### Exercise requirements:
Only the lines from the one containing "Rebuild this chart" through the one containing "5.9, 1.2, 1.1, -1.4, -4.2, -5.0, -6.6, -7.3, -7.4, -6.1, -3.7]" should be output, both ends included and exactly as they appear, minus any pictures.

### Supplied material:
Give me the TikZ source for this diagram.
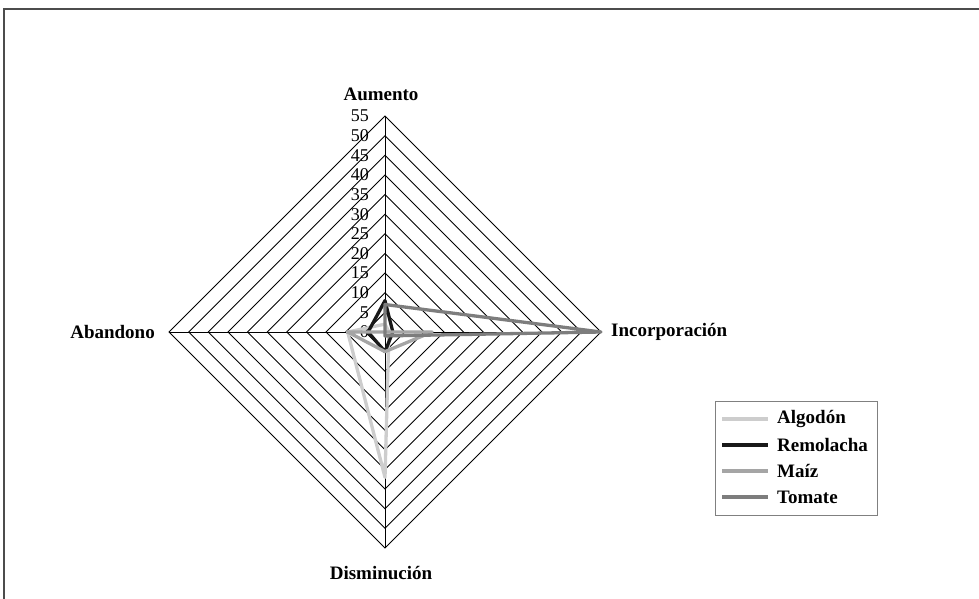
\documentclass[tikz,border=0pt]{standalone}
\usepackage{fontspec}
\setmainfont{Liberation Serif}
\begin{document}
\begin{tikzpicture}[x=1pt,y=-1pt,
    grid/.style={line width=0.9pt,black},
    axislabel/.style={font=\fontsize{19}{19}\selectfont\bfseries,inner sep=0pt},
    ticklabel/.style={font=\fontsize{18}{18}\selectfont,anchor=east,inner sep=0pt},
    serie/.style={line width=3.3pt,line join=round},
    algodon/.style={serie,color={rgb,255:red,205;green,205;blue,205}},
    remolacha/.style={serie,color={rgb,255:red,25;green,25;blue,25}},
    maiz/.style={serie,color={rgb,255:red,165;green,165;blue,165}},
    tomate/.style={serie,color={rgb,255:red,125;green,125;blue,125}}]
      \useasboundingbox (0,0) rectangle (979,599);
      \def\u{3.927}
      % frame
      \draw [line width=2pt,gray!60!black] (4,599) -- (4,9) -- (979,9);
      \begin{scope}[shift={(385,332)}]
        % rings and axes
        \foreach \v in {5,10,...,55}
          \draw [grid] (0,{-\v*\u}) -- ({\v*\u},0) -- (0,{\v*\u}) -- ({-\v*\u},0) -- cycle;
        \draw [grid] (0,{-55*\u}) -- (0,{55*\u});
        \draw [grid] ({-55*\u},0) -- ({55*\u},0);
        \foreach \v in {0,5,...,55}
          \node [ticklabel] at (-16,{-\v*\u}) {\v};
        % series
        \draw [algodon] (0,{-2*\u}) -- ({1*\u},0) -- (0,{37*\u}) -- ({-9.5*\u},0) -- cycle;
        \draw [remolacha] (0,{-8*\u}) -- ({2*\u},0) -- (0,{5*\u}) -- ({-4.3*\u},0) -- cycle;
        \draw [maiz] (0,0) -- ({12*\u},0) -- (0,{5*\u}) -- ({-9.5*\u},0) -- cycle;
        \draw [tomate] (0,{-7*\u}) -- ({55*\u},0) -- (0,{1*\u}) -- (0,0) -- cycle;
        % axis names
        \node [axislabel] (aumento) at (-4,{-55*\u-22}) {Aumento};
        \node [axislabel,anchor=west] (incorporacion) at ({55*\u+10},0) {Incorporación};
        \node [axislabel] (disminucion) at (-4,{55*\u+25}) {Disminución};
        \node [axislabel,anchor=east] (abandono) at ({-55*\u-14},0) {Abandono};
      \end{scope}
      % legend
      \draw [line width=0.8pt,gray] (715,401) rectangle (877,515);
      \foreach \s/\t/\y in {algodon/Algodón/419,remolacha/Remolacha/445,
                            maiz/Maíz/471,tomate/Tomate/497} {
        \draw [\s,line cap=butt] (722,\y) -- (768,\y);
        \node [axislabel,anchor=west] (ley-\s) at (777,\y) {\t};
      }
\end{tikzpicture}
\end{document}
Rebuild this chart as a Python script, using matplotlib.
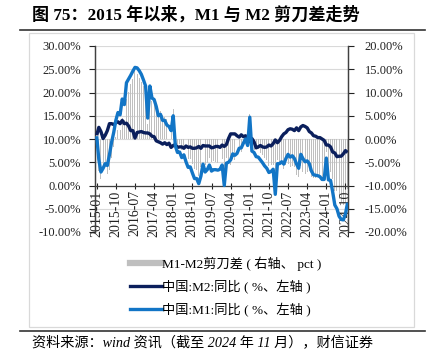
import numpy as np
import matplotlib
matplotlib.use("Agg")
import matplotlib.pyplot as plt
from matplotlib.lines import Line2D
from matplotlib.patches import Rectangle

plt.rcParams['font.family'] = ['Liberation Serif', 'Noto Sans CJK SC']

# monthly, 2015-01 .. 2024-11
months = [f"{y}-{m:02d}" for y in range(2015, 2025) for m in range(1, 13)][:119]

m2 = [10.8, 12.5, 11.6, 10.1, 10.8, 11.8, 13.3, 13.3, 13.1, 13.5, 13.7, 13.3,
      14.0, 13.3, 13.4, 12.8, 11.8, 11.8, 10.2, 11.4, 11.5, 11.6, 11.4, 11.3,
      11.3, 11.1, 10.6, 10.5, 9.6, 9.4, 9.2, 8.9, 9.2, 8.8, 9.1, 8.2,
      8.6, 8.8, 8.2, 8.3, 8.3, 8.0, 8.5, 8.2, 8.3, 8.0, 8.0, 8.1,
      8.4, 8.0, 8.6, 8.5, 8.5, 8.5, 8.1, 8.2, 8.4, 8.4, 8.2, 8.7,
      8.4, 8.8, 10.1, 11.1, 11.1, 11.1, 10.7, 10.4, 10.9, 10.5, 10.7, 10.1,
      9.4, 10.1, 9.4, 8.1, 8.3, 8.6, 8.3, 8.2, 8.3, 8.7, 8.5, 9.0,
      9.8, 9.2, 9.7, 10.5, 11.1, 11.4, 12.0, 12.2, 12.1, 11.8, 12.4, 11.8,
      12.6, 12.9, 12.7, 12.4, 11.6, 11.3, 10.7, 10.6, 10.3, 10.3, 10.0, 9.7,
      8.7, 8.7, 8.3, 7.2, 7.0, 6.2, 6.3, 6.3, 6.8, 7.5, 7.1]

m1 = [10.6, 5.6, 2.9, 3.7, 4.7, 4.3, 6.6, 9.3, 11.4, 14.0, 15.7, 15.2,
      18.6, 17.4, 22.1, 22.9, 23.7, 24.6, 25.4, 25.3, 24.7, 23.9, 22.7, 21.4,
      14.5, 21.4, 18.8, 18.5, 17.0, 15.0, 15.3, 14.0, 14.0, 13.0, 12.7, 11.8,
      15.0, 8.5, 7.1, 7.2, 6.0, 6.6, 5.1, 3.9, 4.0, 2.7, 1.5, 1.5,
      0.4, 2.0, 4.6, 2.9, 3.4, 4.4, 3.1, 3.4, 3.4, 3.3, 3.5, 4.4,
      0.0, 4.8, 5.0, 5.5, 6.8, 6.5, 6.9, 8.0, 8.1, 9.1, 10.0, 8.6,
      14.7, 7.4, 7.1, 6.2, 6.1, 5.5, 4.9, 4.2, 3.7, 2.8, 3.0, 3.5,
      -1.9, 4.7, 4.7, 5.1, 4.6, 5.8, 6.7, 6.1, 6.4, 5.8, 4.6, 3.7,
      6.7, 5.8, 5.1, 5.3, 4.7, 3.1, 2.3, 2.2, 2.1, 1.9, 1.3, 1.3,
      5.9, 1.2, 1.1, -1.4, -4.2, -5.0, -6.6, -7.3, -7.4, -6.1, -3.7]

gap = np.array(m1) - np.array(m2)

W, H = 433, 363
fig = plt.figure(figsize=(W / 100, H / 100), dpi=100)

ax = fig.add_axes([95 / W, 1 - 232 / H, (348 - 95) / W, (232 - 46) / H])
ax2 = ax.twinx()
ax.set_zorder(ax2.get_zorder() + 1)
ax.patch.set_visible(False)

x = np.arange(len(months))
ax2.bar(x, gap, width=0.45, color='#BFBFBF', zorder=2)
ax.plot(x, m2, color='#0B1F5C', lw=2.4, solid_capstyle='butt', zorder=3)
ax.plot(x, m1, color='#1275C6', lw=2.4, solid_capstyle='butt', zorder=4)

ax.set_xlim(-0.8, 118.2)
ax.set_ylim(-10, 30)
ax2.set_ylim(-20, 20)

lt = np.arange(-10, 31, 5)
ax.set_yticks(lt)
ax.set_yticklabels([f"{v:.2f}%" for v in lt])
rt = np.arange(-20, 21, 5)
ax2.set_yticks(rt)
ax2.set_yticklabels([f"{v:.2f}%" for v in rt])
ax2.yaxis.grid(True, color='#D9D9D9', lw=0.8)
ax2.set_axisbelow(True)

ticks = x[::9]
ax.set_xticks(ticks)
ax.set_xticklabels([months[i] for i in ticks], fontsize=9)
ax.spines['bottom'].set_position(('data', 0))
ax.tick_params(axis='x', direction='inout', length=5, width=0.8, pad=1,
               colors='#222222', labelrotation=90)
ax.tick_params(axis='y', direction='out', length=4, width=0.8, labelsize=9,
               pad=6, colors='#222222')
ax2.tick_params(axis='y', direction='out', length=4, width=0.8, labelsize=9,
                pad=8, colors='#222222')
for a in (ax, ax2):
    a.spines['top'].set_visible(False)
    for s in ('left', 'right', 'bottom'):
        a.spines[s].set_color('#404040')
        a.spines[s].set_linewidth(0.9)
ax2.spines['bottom'].set_visible(False)

handles = [Line2D([], [], color='#BFBFBF', lw=4.5),
           Line2D([], [], color='#0B1F5C', lw=2.4),
           Line2D([], [], color='#1275C6', lw=2.4)]
labels = ['M1-M2剪刀差 ( 右轴、 pct )', '中国:M2:同比 ( %、左轴 )', '中国:M1:同比 ( %、左轴 )']
fig.legend(handles, labels, loc='upper center', bbox_to_anchor=(226 / W, 1 - 250 / H),
           frameon=False, fontsize=9.5, handlelength=2.4, handletextpad=0.0,
           labelspacing=0.68, borderpad=0)

# page decorations
fig.add_artist(Rectangle((29 / W, 1 - 327 / H), (414 - 29) / W, (327 - 33) / H,
                         transform=fig.transFigure, fill=False,
                         edgecolor='#D9D9D9', lw=0.9))
fig.add_artist(Line2D([20 / W, 425 / W], [1 - 30 / H, 1 - 30 / H],
                      transform=fig.transFigure, color='#333333', lw=1.2))
fig.add_artist(Line2D([20 / W, 425 / W], [1 - 331 / H, 1 - 331 / H],
                      transform=fig.transFigure, color='#333333', lw=1.2))

fig.text(32 / W, 1 - 15 / H, "图 75：2015 年以来，M1 与 M2 剪刀差走势",
         fontsize=12.3, fontweight='bold', va='center', ha='left')
fig.text(32 / W, 1 - 343 / H, "资料来源：wind 资讯（截至 2024 年 11 月），财信证券",
         fontsize=10.2, style='italic', va='center', ha='left')

fig.savefig("out.png", dpi=100)
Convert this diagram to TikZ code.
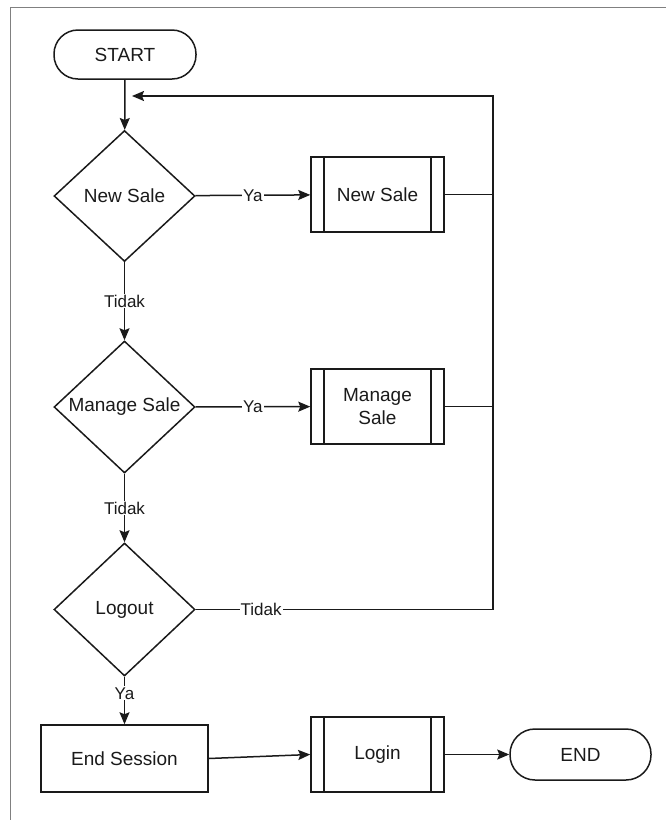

### Output for this task:
Rebuild this chart as a Python script, using matplotlib.
import numpy as np
import matplotlib
matplotlib.use("Agg")
import matplotlib.pyplot as plt
from matplotlib.lines import Line2D
from matplotlib.patches import Rectangle

plt.rcParams['font.family'] = ['Liberation Serif', 'Noto Sans CJK SC']

# monthly, 2015-01 .. 2024-11
months = [f"{y}-{m:02d}" for y in range(2015, 2025) for m in range(1, 13)][:119]

m2 = [10.8, 12.5, 11.6, 10.1, 10.8, 11.8, 13.3, 13.3, 13.1, 13.5, 13.7, 13.3,
      14.0, 13.3, 13.4, 12.8, 11.8, 11.8, 10.2, 11.4, 11.5, 11.6, 11.4, 11.3,
      11.3, 11.1, 10.6, 10.5, 9.6, 9.4, 9.2, 8.9, 9.2, 8.8, 9.1, 8.2,
      8.6, 8.8, 8.2, 8.3, 8.3, 8.0, 8.5, 8.2, 8.3, 8.0, 8.0, 8.1,
      8.4, 8.0, 8.6, 8.5, 8.5, 8.5, 8.1, 8.2, 8.4, 8.4, 8.2, 8.7,
      8.4, 8.8, 10.1, 11.1, 11.1, 11.1, 10.7, 10.4, 10.9, 10.5, 10.7, 10.1,
      9.4, 10.1, 9.4, 8.1, 8.3, 8.6, 8.3, 8.2, 8.3, 8.7, 8.5, 9.0,
      9.8, 9.2, 9.7, 10.5, 11.1, 11.4, 12.0, 12.2, 12.1, 11.8, 12.4, 11.8,
      12.6, 12.9, 12.7, 12.4, 11.6, 11.3, 10.7, 10.6, 10.3, 10.3, 10.0, 9.7,
      8.7, 8.7, 8.3, 7.2, 7.0, 6.2, 6.3, 6.3, 6.8, 7.5, 7.1]

m1 = [10.6, 5.6, 2.9, 3.7, 4.7, 4.3, 6.6, 9.3, 11.4, 14.0, 15.7, 15.2,
      18.6, 17.4, 22.1, 22.9, 23.7, 24.6, 25.4, 25.3, 24.7, 23.9, 22.7, 21.4,
      14.5, 21.4, 18.8, 18.5, 17.0, 15.0, 15.3, 14.0, 14.0, 13.0, 12.7, 11.8,
      15.0, 8.5, 7.1, 7.2, 6.0, 6.6, 5.1, 3.9, 4.0, 2.7, 1.5, 1.5,
      0.4, 2.0, 4.6, 2.9, 3.4, 4.4, 3.1, 3.4, 3.4, 3.3, 3.5, 4.4,
      0.0, 4.8, 5.0, 5.5, 6.8, 6.5, 6.9, 8.0, 8.1, 9.1, 10.0, 8.6,
      14.7, 7.4, 7.1, 6.2, 6.1, 5.5, 4.9, 4.2, 3.7, 2.8, 3.0, 3.5,
      -1.9, 4.7, 4.7, 5.1, 4.6, 5.8, 6.7, 6.1, 6.4, 5.8, 4.6, 3.7,
      6.7, 5.8, 5.1, 5.3, 4.7, 3.1, 2.3, 2.2, 2.1, 1.9, 1.3, 1.3,
      5.9, 1.2, 1.1, -1.4, -4.2, -5.0, -6.6, -7.3, -7.4, -6.1, -3.7]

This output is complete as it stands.